EXERCISE DETAILS »
Leave the pictures out, and retype all of the material exactly as written.
---
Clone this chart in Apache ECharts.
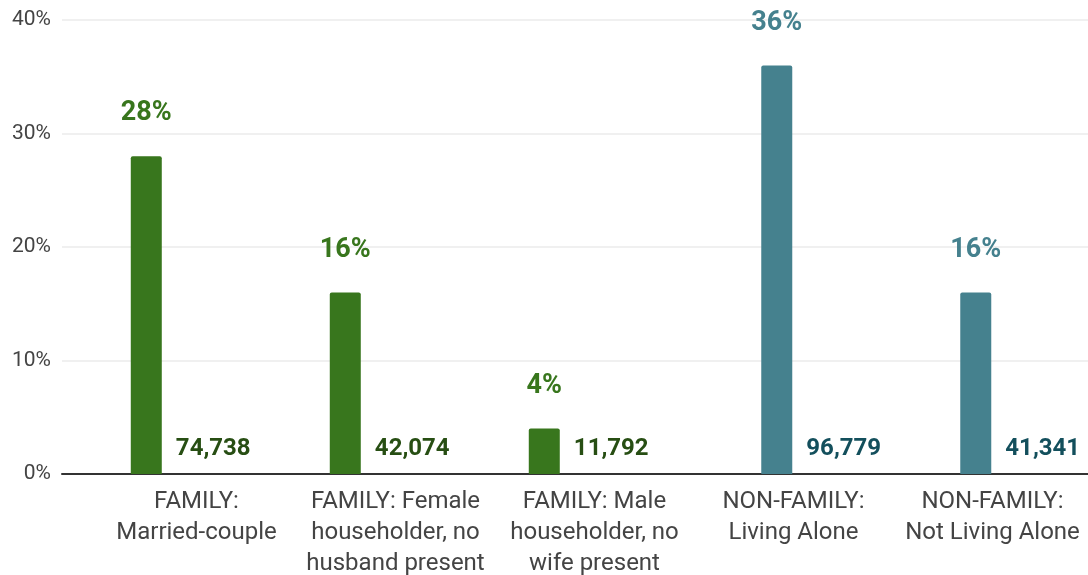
<!DOCTYPE html>
<html>
<head>
<meta charset="utf-8">
<script src="https://cdn.jsdelivr.net/npm/echarts@6/dist/echarts.min.js"></script>
<style>
  html, body { margin: 0; padding: 0; background: #fff; }
  #chart { width: 1088px; height: 575px; }
</style>
</head>
<body>
<div id="chart"></div>
<script>
// household types
var categories = [
    'FAMILY:\nMarried-couple',
    'FAMILY: Female\nhouseholder, no\nhusband present',
    'FAMILY: Male\nhouseholder, no\nwife present',
    'NON-FAMILY:\nLiving Alone',
    'NON-FAMILY:\nNot Living Alone'
];
var familyPct = [28, 16, 4, '-', '-'];
var nonFamilyPct = ['-', '-', '-', 36, 16];
var familyCount = [74738, 42074, 11792, '-', '-'];
var nonFamilyCount = ['-', '-', '-', 96779, 41341];
var yTicks = [0, 10, 20, 30, 40];

var font = 'Roboto';
var myChart = echarts.init(document.getElementById('chart'));

function pctSeries(data, color) {
    return {
        type: 'bar',
        xAxisIndex: 1,
        yAxisIndex: 1,
        data: data,
        barWidth: 31,
        barGap: '8%',
        itemStyle: { color: color, borderRadius: [2, 2, 0, 0] },
        label: {
            show: true,
            position: 'top',
            distance: 29,
            formatter: '{c}%',
            color: color,
            fontFamily: font,
            fontWeight: 'bold',
            fontSize: 27
        }
    };
}

function countSeries(data, color) {
    return {
        type: 'bar',
        xAxisIndex: 1,
        yAxisIndex: 2,
        data: data,
        barWidth: 31,
        barGap: '8%',
        itemStyle: { color: 'rgba(0,0,0,0)' },
        label: {
            show: true,
            position: 'insideBottom',
            distance: 13,
            formatter: function (p) { return p.value.toLocaleString('en-US'); },
            color: color,
            fontFamily: font,
            fontWeight: 'bold',
            fontSize: 24
        }
    };
}

var option = {
    animation: false,
    grid: [
        { left: 62, right: 0, top: 20, bottom: 101, outerBoundsMode: 'none' },
        { left: 97, right: -4, top: 20, bottom: 101, outerBoundsMode: 'none' }
    ],
    xAxis: [
        {
            type: 'category',
            gridIndex: 0,
            data: categories,
            axisLine: { lineStyle: { color: '#333', width: 2 } },
            axisTick: { show: false },
            axisLabel: { show: false }
        },
        {
            type: 'category',
            gridIndex: 1,
            data: categories,
            axisLine: { show: false },
            axisTick: { show: false },
            axisLabel: {
                interval: 0,
                margin: 12,
                color: '#444',
                fontFamily: font,
                fontSize: 24,
                lineHeight: 31,
                align: 'center'
            }
        }
    ],
    yAxis: [
        {
            type: 'value',
            gridIndex: 0,
            min: yTicks[0],
            max: yTicks[yTicks.length - 1],
            interval: 10,
            axisLabel: {
                formatter: '{value}%',
                color: '#444',
                fontFamily: font,
                fontSize: 21,
                margin: 11
            },
            axisLine: { show: false },
            axisTick: { show: false },
            splitLine: { lineStyle: { color: '#ebebeb', width: 1.5 } }
        },
        { type: 'value', gridIndex: 1, min: 0, max: 40, show: false },
        { type: 'value', gridIndex: 1, min: 0, max: 1000000, show: false }
    ],
    series: [
        pctSeries(familyPct, '#38761d'),
        pctSeries(nonFamilyPct, '#45818e'),
        countSeries(familyCount, '#274e13'),
        countSeries(nonFamilyCount, '#134f5c')
    ]
};
myChart.setOption(option, true);
</script>
</body>
</html>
---
ANSWER TO THE TASK »
Clone this chart in Apache ECharts.
<!DOCTYPE html>
<html>
<head>
<meta charset="utf-8">
<script src="https://cdn.jsdelivr.net/npm/echarts@6/dist/echarts.min.js"></script>
<style>
  html, body { margin: 0; padding: 0; background: #fff; }
  #chart { width: 1088px; height: 575px; }
</style>
</head>
<body>
<div id="chart"></div>
<script>
// household types
var categories = [
    'FAMILY:\nMarried-couple',
    'FAMILY: Female\nhouseholder, no\nhusband present',
    'FAMILY: Male\nhouseholder, no\nwife present',
    'NON-FAMILY:\nLiving Alone',
    'NON-FAMILY:\nNot Living Alone'
];
var familyPct = [28, 16, 4, '-', '-'];
var nonFamilyPct = ['-', '-', '-', 36, 16];
var familyCount = [74738, 42074, 11792, '-', '-'];
var nonFamilyCount = ['-', '-', '-', 96779, 41341];
var yTicks = [0, 10, 20, 30, 40];

var font = 'Roboto';
var myChart = echarts.init(document.getElementById('chart'));

function pctSeries(data, color) {
    return {
        type: 'bar',
        xAxisIndex: 1,
        yAxisIndex: 1,
        data: data,
        barWidth: 31,
        barGap: '8%',
        itemStyle: { color: color, borderRadius: [2, 2, 0, 0] },
        label: {
            show: true,
            position: 'top',
            distance: 29,
            formatter: '{c}%',
            color: color,
            fontFamily: font,
            fontWeight: 'bold',
            fontSize: 27
        }
    };
}

function countSeries(data, color) {
    return {
        type: 'bar',
        xAxisIndex: 1,
        yAxisIndex: 2,
        data: data,
        barWidth: 31,
        barGap: '8%',
        itemStyle: { color: 'rgba(0,0,0,0)' },
        label: {
            show: true,
            position: 'insideBottom',
            distance: 13,
            formatter: function (p) { return p.value.toLocaleString('en-US'); },
            color: color,
            fontFamily: font,
            fontWeight: 'bold',
            fontSize: 24
        }
    };
}

var option = {
    animation: false,
    grid: [
        { left: 62, right: 0, top: 20, bottom: 101, outerBoundsMode: 'none' },
        { left: 97, right: -4, top: 20, bottom: 101, outerBoundsMode: 'none' }
    ],
    xAxis: [
        {
            type: 'category',
            gridIndex: 0,
            data: categories,
            axisLine: { lineStyle: { color: '#333', width: 2 } },
            axisTick: { show: false },
            axisLabel: { show: false }
        },
        {
            type: 'category',
            gridIndex: 1,
            data: categories,
            axisLine: { show: false },
            axisTick: { show: false },
            axisLabel: {
                interval: 0,
                margin: 12,
                color: '#444',
                fontFamily: font,
                fontSize: 24,
                lineHeight: 31,
                align: 'center'
            }
        }
    ],
    yAxis: [
        {
            type: 'value',
            gridIndex: 0,
            min: yTicks[0],
            max: yTicks[yTicks.length - 1],
            interval: 10,
            axisLabel: {
                formatter: '{value}%',
                color: '#444',
                fontFamily: font,
                fontSize: 21,
                margin: 11
            },
            axisLine: { show: false },
            axisTick: { show: false },
            splitLine: { lineStyle: { color: '#ebebeb', width: 1.5 } }
        },
        { type: 'value', gridIndex: 1, min: 0, max: 40, show: false },
        { type: 'value', gridIndex: 1, min: 0, max: 1000000, show: false }
    ],
    series: [
        pctSeries(familyPct, '#38761d'),
        pctSeries(nonFamilyPct, '#45818e'),
        countSeries(familyCount, '#274e13'),
        countSeries(nonFamilyCount, '#134f5c')
    ]
};
myChart.setOption(option, true);
</script>
</body>
</html>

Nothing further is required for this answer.